There were accusations from Republicans and speculative reports over the weekend that President Joe Biden's Justice Department attempted to interfere with and obstruct the scheduled Monday congressional testimony of Devon Archer, a former business partner and close friend of Hunter Biden, with threats of an impending prison sentence.
Undoubtedly in response to the accusations and speculation, both Archer's attorney and the DOJ itself sought to dismiss those rumors and clarify that Archer was not about to be imprisoned on the eve of his testimony to a congressional committee, BizPacReview reported.
Indeed, Archer did testify behind closed doors to the House Oversight Committee on Monday, and quite predictably, Democratic and Republican members of the committee shared substantially different accounts with the media afterward about what Archer had revealed with regard to the Biden family's alleged corrupt influence-peddling via foreign business deals.
The saga began on "Sunday Morning Futures" when Fox News host Maria Bartiromo, during an interview with Oversight Chairman James Comer (R-KY), about a letter sent Saturday from the DOJ to a federal New York judge requesting him to schedule a surrender date for Archer to report to a federal prison to serve time for an unrelated matter.
Comer noted how "odd" it was for such a letter to be sent on a Saturday and to "nudge the judge" to send Archer to prison on the unrelated matter just prior to his scheduled appearance before Comer's committee about the Biden family's business dealings, and said, "I don’t know if this is a coincidence, Maria, or if this is another example of the weaponization of the Department of Justice."
"But I can tell you this," he continued. "The lengths to which the Biden legal team has gone to try to intimidate our witnesses, to coordinate with the Department of Justice, and to certainly coordinate with the Democrats on the House Oversight Committee, to encourage people not to cooperate with our investigation, to encourage banks not to turn over bank records, to encourage Treasury not to let us have access to those suspicious activity reports -- it’s very troubling."
"I believe that this is another violation of the law, this is obstruction of justice," the chairman added. "But, nevertheless, we’re going to continue to move forward and try to present the American people with the facts and the truth about this president and his family."
The DOJ letter went viral on social media shortly thereafter when New York Post columnist Miranda Devine shared a portion of it and wrote, "The DOJ is trying to arrest Devon Archer ahead of his bombshell testimony Monday about Joe Biden’s involvement in his son Hunter’s Ukraine business when he was VP."
"US attorney in the SDNY Damian Williams issued a menacing letter yesterday -- Saturday -- telling Judge Abrams to order Archer to go to jail immediately to serve a one year sentence for his fraud conviction," she added.
That post from Devine, despite being hit with a contradictory note adding context, was subsequently shared by numerous elected Republicans, according to BizPacReview, who each added their own outraged commentary and accusations against the politicized DOJ being used as a partisan weapon by the Biden administration.
By Sunday afternoon, however, CBS News reporter Catherine Herridge shared a statement from Archer's attorney, Matthew Schwartz, who said, "We are aware of speculation that the Department of Justice’s weekend request to have Mr.
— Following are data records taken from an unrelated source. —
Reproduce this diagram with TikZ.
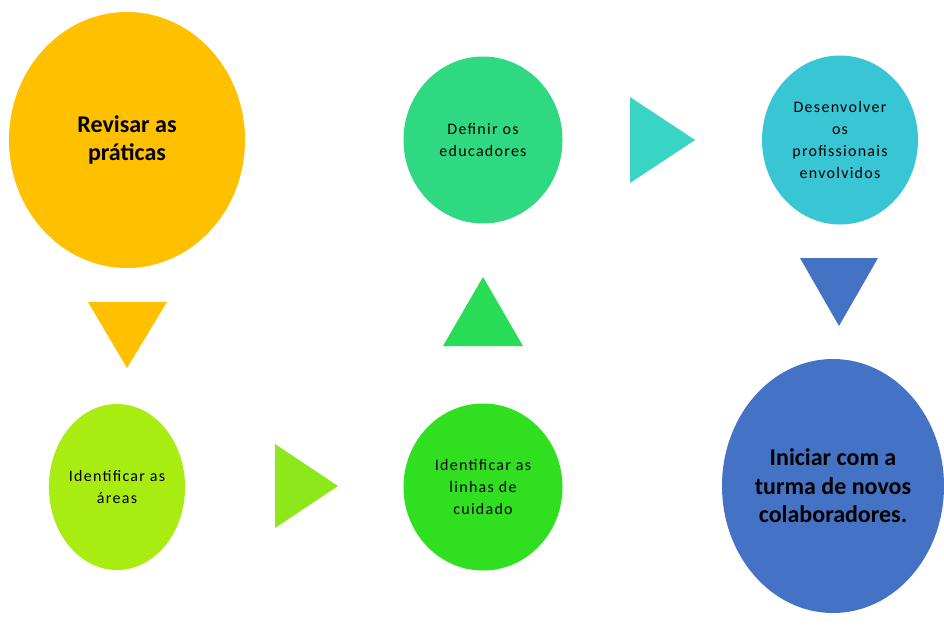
\documentclass[tikz,border=0pt]{standalone}
\usepackage{fontspec}
\setmainfont{Carlito}
\newfontfamily\smallfam[LetterSpace=8]{Carlito}
\usetikzlibrary{shapes.geometric}
\definecolor{corange}{HTML}{FFC000}
\definecolor{clime}{HTML}{A8EC12}
\definecolor{climetri}{HTML}{8CE81A}
\definecolor{cgreen}{HTML}{30E020}
\definecolor{cgreentri}{HTML}{28DC55}
\definecolor{cmint}{HTML}{2ED982}
\definecolor{ctealtri}{HTML}{3AD4C4}
\definecolor{ccyan}{HTML}{38C6D4}
\definecolor{cblue}{HTML}{4472C4}
\tikzset{
  blob/.style={ellipse, inner sep=0pt, align=center, text=black},
  bigtxt/.style={font=\fontsize{24}{28.5}\selectfont\bfseries},
  smalltxt/.style={font=\smallfam\fontsize{16}{22}\selectfont},
}
\begin{document}
\begin{tikzpicture}[x=1pt,y=-1pt]
\useasboundingbox (0,0) rectangle (944,640);
\fill[white] (0,0) rectangle (944,640);
% circles
\node[blob, bigtxt, fill=corange, minimum width=236pt, minimum height=256pt] (rev) at (127,140) {Revisar as\\práticas};
\node[blob, smalltxt, fill=clime, minimum width=134pt, minimum height=166pt] (areas) at (117,487) {Identificar as\\áreas};
\node[blob, smalltxt, fill=cgreen, minimum width=159pt, minimum height=167pt] (linhas) at (483,487) {Identificar as\\linhas de\\cuidado};
\node[blob, smalltxt, fill=cmint, minimum width=159pt, minimum height=167pt] (def) at (483,140) {Definir os\\educadores};
\node[blob, smalltxt, fill=ccyan, minimum width=156pt, minimum height=169pt] (des) at (840,140) {Desenvolver\\os\\profissionais\\envolvidos};
\node[blob, bigtxt, fill=cblue, minimum width=222pt, minimum height=254pt] (ini) at (833,486) {Iniciar com a\\turma de novos\\colaboradores.};
% triangles
\fill[corange] (88,302) -- (167,302) -- (127,368) -- cycle;
\fill[climetri] (275,444) -- (338,486) -- (275,528) -- cycle;
\fill[cgreentri] (443,346) -- (523,346) -- (483,277) -- cycle;
\fill[ctealtri] (630,97) -- (695,140) -- (630,183) -- cycle;
\fill[cblue] (800,258) -- (878,258) -- (839,326) -- cycle;
\end{tikzpicture}
\end{document}
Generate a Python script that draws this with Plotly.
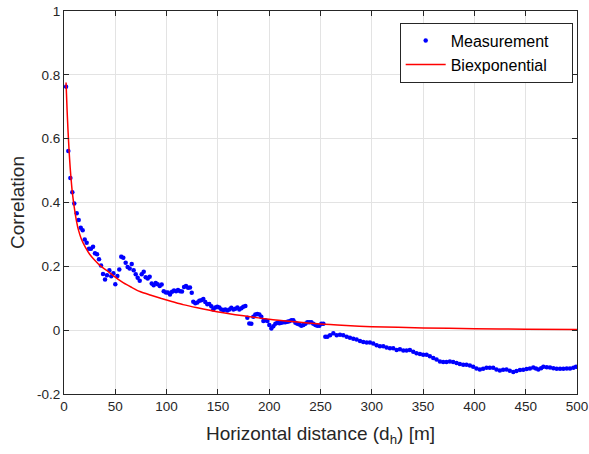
import plotly.graph_objects as go

meas_x = [2.0, 4.2, 6.2, 8.1, 10.0, 12.4, 14.3, 16.3, 18.2, 20.2, 22.1, 24.4, 26.3, 28.3, 30.2, 32.2, 34.1,
          36.1, 38.0, 40.0, 41.9, 44.2, 46.1, 48.1, 50.0, 52.0, 53.9, 55.8, 57.8, 60.1, 62.0, 64.0, 66.0,
          67.9, 69.9, 71.8, 73.8, 75.7, 77.7, 79.6, 81.6, 83.5, 85.5, 87.4, 89.4, 91.3, 93.3, 95.2, 97.2,
          99.4, 101.3, 103.3, 105.3, 107.2, 109.2, 111.1, 113.1, 115.0, 117.0, 118.9, 120.9,
          122.8, 124.5, 126.0, 128.0, 130.0, 131.9, 133.8, 135.8, 137.7, 139.7, 141.6, 143.6, 145.5, 147.5,
          149.4, 151.4, 153.3, 155.3, 157.2, 159.2, 161.1, 163.1, 165.1, 167.0, 169.0, 170.9, 172.9, 174.8,
          176.8, 178.7, 180.6, 182.6, 184.5, 186.5, 188.4, 190.4, 192.3, 194.3, 196.2, 198.2, 200.1, 202.1,
          204.0, 206.0, 207.9, 209.9, 211.8, 213.8, 215.7, 217.7, 219.6, 221.6, 223.5, 225.5, 227.4, 229.4,
          231.3, 233.3, 235.2, 237.2, 239.1, 241.1, 243.0, 245.0, 246.9, 248.9, 250.8, 252.8, 254.7, 256.7,
          259.3, 262.5, 265.8, 269.0, 272.2, 275.5, 278.7, 282.0, 285.2, 288.5, 291.7, 295.0, 298.2, 301.4,
          304.7, 307.9, 311.2, 314.4, 317.7, 320.9, 324.2, 327.4, 330.7, 333.9, 337.1, 340.4, 343.6, 346.9,
          350.1, 353.4, 356.6, 359.9, 363.1, 366.4, 369.6, 372.8, 376.1, 379.3, 382.6, 385.8, 389.1, 392.3,
          395.6, 398.8, 402.0, 405.3, 408.5, 411.8, 415.0, 418.3, 421.5, 424.8, 428.0, 431.3, 434.5, 437.9,
          441.0, 444.4, 447.6, 450.9, 454.1, 457.4, 460.0, 462.3, 465.0, 467.2, 470.5, 473.7, 477.0, 480.2,
          483.5, 486.7, 490.0, 493.2, 496.5, 499.0]
meas_y = [0.763, 0.561, 0.477, 0.432, 0.397, 0.366, 0.345, 0.321, 0.313, 0.284, 0.274, 0.255, 0.255, 0.261,
          0.241, 0.238, 0.222, 0.203, 0.176, 0.159, 0.172, 0.188, 0.169, 0.178, 0.144, 0.170, 0.190, 0.230,
          0.227, 0.211, 0.198, 0.193, 0.207, 0.188, 0.175, 0.164, 0.155, 0.175, 0.183, 0.166, 0.162, 0.167,
          0.146, 0.141, 0.148, 0.144, 0.138, 0.143, 0.122, 0.118, 0.118, 0.112, 0.120, 0.124, 0.122, 0.126,
          0.122, 0.121, 0.135, 0.138, 0.133,
          0.134, 0.117, 0.089, 0.084, 0.087, 0.092, 0.094, 0.098, 0.088, 0.081, 0.082, 0.075, 0.065, 0.071,
          0.073, 0.071, 0.065, 0.063, 0.065, 0.062, 0.065, 0.070, 0.065, 0.067, 0.071, 0.065, 0.069, 0.073,
          0.076, 0.039, 0.021, 0.020, 0.042, 0.049, 0.051, 0.049, 0.042, 0.029, 0.031, 0.029, 0.016, 0.005,
          0.012, 0.020, 0.023, 0.022, 0.023, 0.025, 0.025, 0.026, 0.028, 0.031, 0.031, 0.023, 0.020, 0.018,
          0.014, 0.016, 0.020, 0.025, 0.025, 0.025, 0.020, 0.016, 0.014, 0.014, 0.020, 0.020, -0.021, -0.021,
          -0.016, -0.010, -0.016, -0.014, -0.016, -0.021, -0.024, -0.027, -0.029, -0.034, -0.037, -0.039,
          -0.039, -0.042, -0.047, -0.050, -0.050, -0.054, -0.057, -0.057, -0.062, -0.060, -0.064, -0.064,
          -0.062, -0.068, -0.072, -0.075, -0.077, -0.077, -0.082, -0.087, -0.092, -0.098, -0.100, -0.100,
          -0.098, -0.100, -0.103, -0.106, -0.108, -0.108, -0.111, -0.115, -0.120, -0.123, -0.121, -0.118,
          -0.118, -0.118, -0.123, -0.126, -0.124, -0.123, -0.127, -0.131, -0.128, -0.125, -0.124, -0.122,
          -0.120, -0.117, -0.120, -0.123, -0.119, -0.115, -0.116, -0.117, -0.119, -0.121, -0.121, -0.121,
          -0.120, -0.120, -0.118, -0.115]

# Biexponential fitted curve
fit_x = [2, 3, 4, 5, 6, 7, 8, 10, 12, 14, 17, 20.5, 25, 30, 35, 41.6, 50, 58, 66, 74, 84, 95, 105, 116,
         130, 149, 175, 200, 225, 250, 275, 300, 350, 400, 450, 500]
fit_y = [0.776, 0.69, 0.62, 0.56, 0.51, 0.47, 0.435, 0.385, 0.345, 0.315, 0.285, 0.262, 0.238, 0.219,
         0.203, 0.187, 0.166, 0.148, 0.134, 0.121, 0.110, 0.099, 0.090, 0.080, 0.070, 0.058, 0.045, 0.034,
         0.026, 0.019, 0.0145, 0.011, 0.007, 0.0045, 0.003, 0.0022]

x_ticks = [0, 50, 100, 150, 200, 250, 300, 350, 400, 450, 500]
y_ticks = [-0.2, 0, 0.2, 0.4, 0.6, 0.8, 1]
y_tick_text = ["-0.2", "0", "0.2", "0.4", "0.6", "0.8", "1"]

FONT = "Liberation Sans, Arial, Helvetica, sans-serif"
AX = "#262626"
PAD = "\u00a0" * 4  # right padding inside the legend box

fig = go.Figure()
fig.add_trace(go.Scatter(x=meas_x, y=meas_y, mode="markers", name="Measurement" + PAD,
                         marker=dict(color="#0000ff", size=4.5, line=dict(width=0))))
fig.add_trace(go.Scatter(x=fit_x, y=fit_y, mode="lines", name="Biexponential" + PAD,
                         line=dict(color="#ff0000", width=1.5, shape="spline", smoothing=0.6)))

axis_common = dict(showline=True, linecolor=AX, linewidth=1, mirror="ticks", ticks="inside",
                   ticklen=5, tickcolor=AX, showgrid=True, gridcolor="#e3e3e3", gridwidth=1,
                   zeroline=False, automargin=False, tickfont=dict(family=FONT, size=13.5, color=AX))

fig.update_xaxes(range=[0, 500], tickvals=x_ticks, ticktext=[str(v) for v in x_ticks],
                 title=dict(text="Horizontal distance (d<sub>h</sub>) [m]",
                            font=dict(family=FONT, size=19, color=AX), standoff=13),
                 **axis_common)
fig.update_yaxes(range=[-0.2, 1], tickvals=y_ticks, ticktext=y_tick_text,
                 title=dict(text="Correlation", font=dict(family=FONT, size=19, color=AX), standoff=7),
                 **axis_common)

fig.update_layout(
    width=589, height=454,
    margin=dict(l=64, r=12, t=11, b=60),
    paper_bgcolor="white", plot_bgcolor="white",
    font=dict(family=FONT, color=AX),
    legend=dict(x=0.9916, y=0.9695, xanchor="right", yanchor="top",
                bgcolor="white", bordercolor=AX, borderwidth=1,
                font=dict(family=FONT, size=16, color="#000000"),
                tracegroupgap=0, itemwidth=40),
    showlegend=True,
)

fig.write_html("out.html")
Archer report to prison is an attempt by the Biden administration to intimidate him in advance of his meeting with the House Oversight Committee."
"To be clear, Mr. Archer does not agree with that speculation," the attorney added. "In any case, Mr. Archer will do what he has planned to do all along, which is to show up on Monday and to honestly answer the questions that are put to him by the Congressional investigators."
Then, just a short while after that, the DOJ issued another letter to the New York judge on Sunday to seemingly clarify that the letter sent one day prior was not intended to interfere with or otherwise obstruct Archer's scheduled testimony before the committee.
"To be clear, the Government does not request (and has never requested) that the defendant surrender before his Congressional testimony," the letter stated, and added, "Nonetheless, for the avoidance of all doubt, the Government requests that any surrender date, should the Court order one, be scheduled to occur after the defendant’s Congressional testimony is completed."